Amol Muzumdar, the man guiding them, has seen it all during a two-decade-long first-class career. Even as a player, he invariably played the role of a mentor towards the end of his career, especially once he left Mumbai to play for Assam and Andhra. He has also been involved with Netherlands, South Africa and in the IPL with Rajasthan Royals. Much of his coaching philosophy is born from his varied experiences in cricket.
Muzumdar is clear this is not about him. He has won the Ranji Trophy as a captain and has been part of several title-winning teams. His opposite number, Chandrakant Pandit, has had a tremendous track record as coach, plotting title wins with Mumbai and Vidarbha in the past. Now, he is looking to shepherd Madhya Pradesh to their first title.
Muzumdar and Pandit are old friends and team-mates.

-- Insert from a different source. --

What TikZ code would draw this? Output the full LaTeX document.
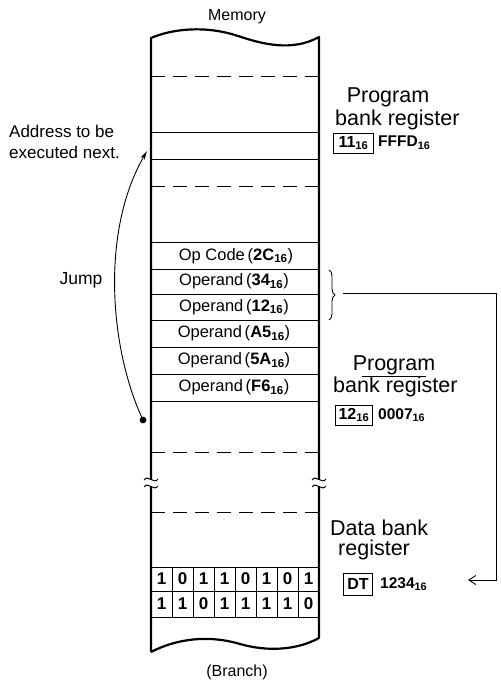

The mutual respect is evident, but the competitive streak hasn't been lost. Muzumdar is mindful of not wanting to make this Mumbai vs Pandit or Muzumdar vs Pandit, as tempting as it may be to hype up the match along those lines.
"It's all about the players," he stated firmly on the eve of the match. "Of course, every team has its own engine room, but at the same time the main focus has to be the players. He [Pandit] is a proven customer. This is my first season [as coach]; his must be the umpteenth season. I wouldn't like to compare. He has been there, done that."
Muzumdar spelt out his priorities clearly the day he was appointed head coach in June 2021. "Getting back on track in red-ball cricket" was written in bold. Through the course of a Covid-shortened season, the focus was on building a core group of young players who could serve Mumbai cricket for many years to come. And so far, the signs are promising.
"When I took up this job, all the entire association asked about was getting back in red-ball cricket," he said. "That was our main focus. Coming so far, we've slightly tried to achieve that. Credit to the boys, they're on track. Red-ball cricket was a concern for everyone from Mumbai. Looking at the last five-six years, even you guys [journalists] must have thought so.
"But the guys have done splendidly well. The focus was on how to get gen-next hooked on to deliver in Ranji Trophy. With this kind of performance, we're pushing towards it. I am certain these guys would serve Mumbai for a long time."
Suved Parkar missed out on a chance to represent India at the Under-19 World Cup two years ago but comes into the final with a reputation of being a marathon batter, much like Muzumdar. Then there's Armaan Jaffer, a prolific age-group run-getter who has finally brought all that promise to the first-class level with a maiden century in the semi-finals.
Sarfaraz Khan's form has been pandemic-proof; he leads this shortened season's run-charts by a mile with 803 runs in seven innings, including three hundreds. He is 297 runs ahead of Rajat Patidar, his nearest competitor in the final. This hunger for big runs in the dressing room augurs well for the future. Muzumdar underlines the culture and "processes" - that boring cliche - for helping bring about a change in mindset that first-class cricket is as important as the IPL.
"I personally believe it is about the process and culture you have in the dressing room and automatically players will buy into that," he said. "We've tried to do that, almost all of the [players] have bought into the future. Yes, IPL is a culture where people go in and play but they shouldn't forget their roots, which is domestic cricket."